● **GIVEN EXERCISE**:
Set down the lines that begin at the top of the records and end with the line containing "(oswaldo) at (1063,42)", and drop every picture.

● **TASK INPUTS**:
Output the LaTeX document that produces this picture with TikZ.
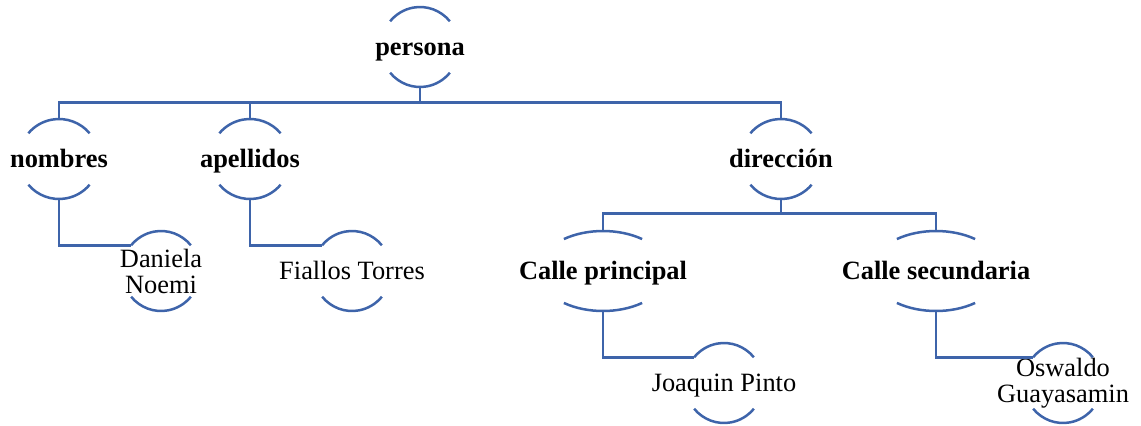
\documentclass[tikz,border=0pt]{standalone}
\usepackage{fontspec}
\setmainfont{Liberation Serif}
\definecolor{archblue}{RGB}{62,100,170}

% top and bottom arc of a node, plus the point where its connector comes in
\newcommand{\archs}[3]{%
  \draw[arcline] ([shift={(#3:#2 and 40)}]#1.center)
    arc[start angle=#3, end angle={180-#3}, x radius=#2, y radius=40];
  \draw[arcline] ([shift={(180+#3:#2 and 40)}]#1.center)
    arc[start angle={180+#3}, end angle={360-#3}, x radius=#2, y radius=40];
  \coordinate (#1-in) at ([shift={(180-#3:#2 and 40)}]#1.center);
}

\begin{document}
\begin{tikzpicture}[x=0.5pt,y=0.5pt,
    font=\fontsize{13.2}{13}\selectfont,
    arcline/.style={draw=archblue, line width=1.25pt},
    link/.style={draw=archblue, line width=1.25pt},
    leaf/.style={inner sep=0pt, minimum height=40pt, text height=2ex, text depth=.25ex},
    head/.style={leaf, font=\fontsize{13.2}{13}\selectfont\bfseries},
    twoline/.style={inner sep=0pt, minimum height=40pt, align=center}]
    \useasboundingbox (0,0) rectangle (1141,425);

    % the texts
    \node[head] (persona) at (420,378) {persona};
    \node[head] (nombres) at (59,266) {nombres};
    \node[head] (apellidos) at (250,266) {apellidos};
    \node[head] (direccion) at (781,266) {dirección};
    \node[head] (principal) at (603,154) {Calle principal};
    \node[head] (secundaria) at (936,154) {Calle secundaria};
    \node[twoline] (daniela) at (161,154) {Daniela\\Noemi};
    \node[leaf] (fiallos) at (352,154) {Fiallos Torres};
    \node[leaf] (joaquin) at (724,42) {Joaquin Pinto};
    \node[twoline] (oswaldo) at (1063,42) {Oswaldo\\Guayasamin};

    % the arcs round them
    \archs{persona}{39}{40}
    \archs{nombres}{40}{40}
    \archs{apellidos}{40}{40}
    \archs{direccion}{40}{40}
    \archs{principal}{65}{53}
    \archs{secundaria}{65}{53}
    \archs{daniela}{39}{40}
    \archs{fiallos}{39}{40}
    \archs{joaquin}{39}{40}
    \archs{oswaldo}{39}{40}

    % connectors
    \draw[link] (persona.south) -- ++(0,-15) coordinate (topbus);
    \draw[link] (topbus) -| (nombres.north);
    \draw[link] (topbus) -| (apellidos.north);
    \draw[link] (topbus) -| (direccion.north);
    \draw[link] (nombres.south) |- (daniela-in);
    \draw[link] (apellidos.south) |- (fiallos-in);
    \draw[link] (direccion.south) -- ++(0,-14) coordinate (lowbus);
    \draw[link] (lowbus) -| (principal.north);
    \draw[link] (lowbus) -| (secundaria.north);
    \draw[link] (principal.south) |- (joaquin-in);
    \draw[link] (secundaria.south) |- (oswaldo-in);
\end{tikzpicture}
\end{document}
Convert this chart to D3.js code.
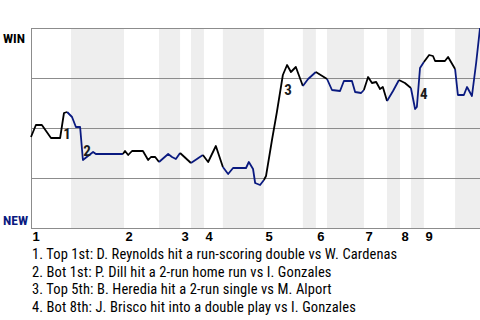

● **ANSWER FOR THE TASK**:
Output the LaTeX document that produces this picture with TikZ.
\documentclass[tikz,border=0pt]{standalone}
\usepackage{fontspec}
\setmainfont{Liberation Serif}
\definecolor{archblue}{RGB}{62,100,170}

% top and bottom arc of a node, plus the point where its connector comes in
\newcommand{\archs}[3]{%
  \draw[arcline] ([shift={(#3:#2 and 40)}]#1.center)
    arc[start angle=#3, end angle={180-#3}, x radius=#2, y radius=40];
  \draw[arcline] ([shift={(180+#3:#2 and 40)}]#1.center)
    arc[start angle={180+#3}, end angle={360-#3}, x radius=#2, y radius=40];
  \coordinate (#1-in) at ([shift={(180-#3:#2 and 40)}]#1.center);
}

\begin{document}
\begin{tikzpicture}[x=0.5pt,y=0.5pt,
    font=\fontsize{13.2}{13}\selectfont,
    arcline/.style={draw=archblue, line width=1.25pt},
    link/.style={draw=archblue, line width=1.25pt},
    leaf/.style={inner sep=0pt, minimum height=40pt, text height=2ex, text depth=.25ex},
    head/.style={leaf, font=\fontsize{13.2}{13}\selectfont\bfseries},
    twoline/.style={inner sep=0pt, minimum height=40pt, align=center}]
    \useasboundingbox (0,0) rectangle (1141,425);

    % the texts
    \node[head] (persona) at (420,378) {persona};
    \node[head] (nombres) at (59,266) {nombres};
    \node[head] (apellidos) at (250,266) {apellidos};
    \node[head] (direccion) at (781,266) {dirección};
    \node[head] (principal) at (603,154) {Calle principal};
    \node[head] (secundaria) at (936,154) {Calle secundaria};
    \node[twoline] (daniela) at (161,154) {Daniela\\Noemi};
    \node[leaf] (fiallos) at (352,154) {Fiallos Torres};
    \node[leaf] (joaquin) at (724,42) {Joaquin Pinto};
    \node[twoline] (oswaldo) at (1063,42) {Oswaldo\\Guayasamin};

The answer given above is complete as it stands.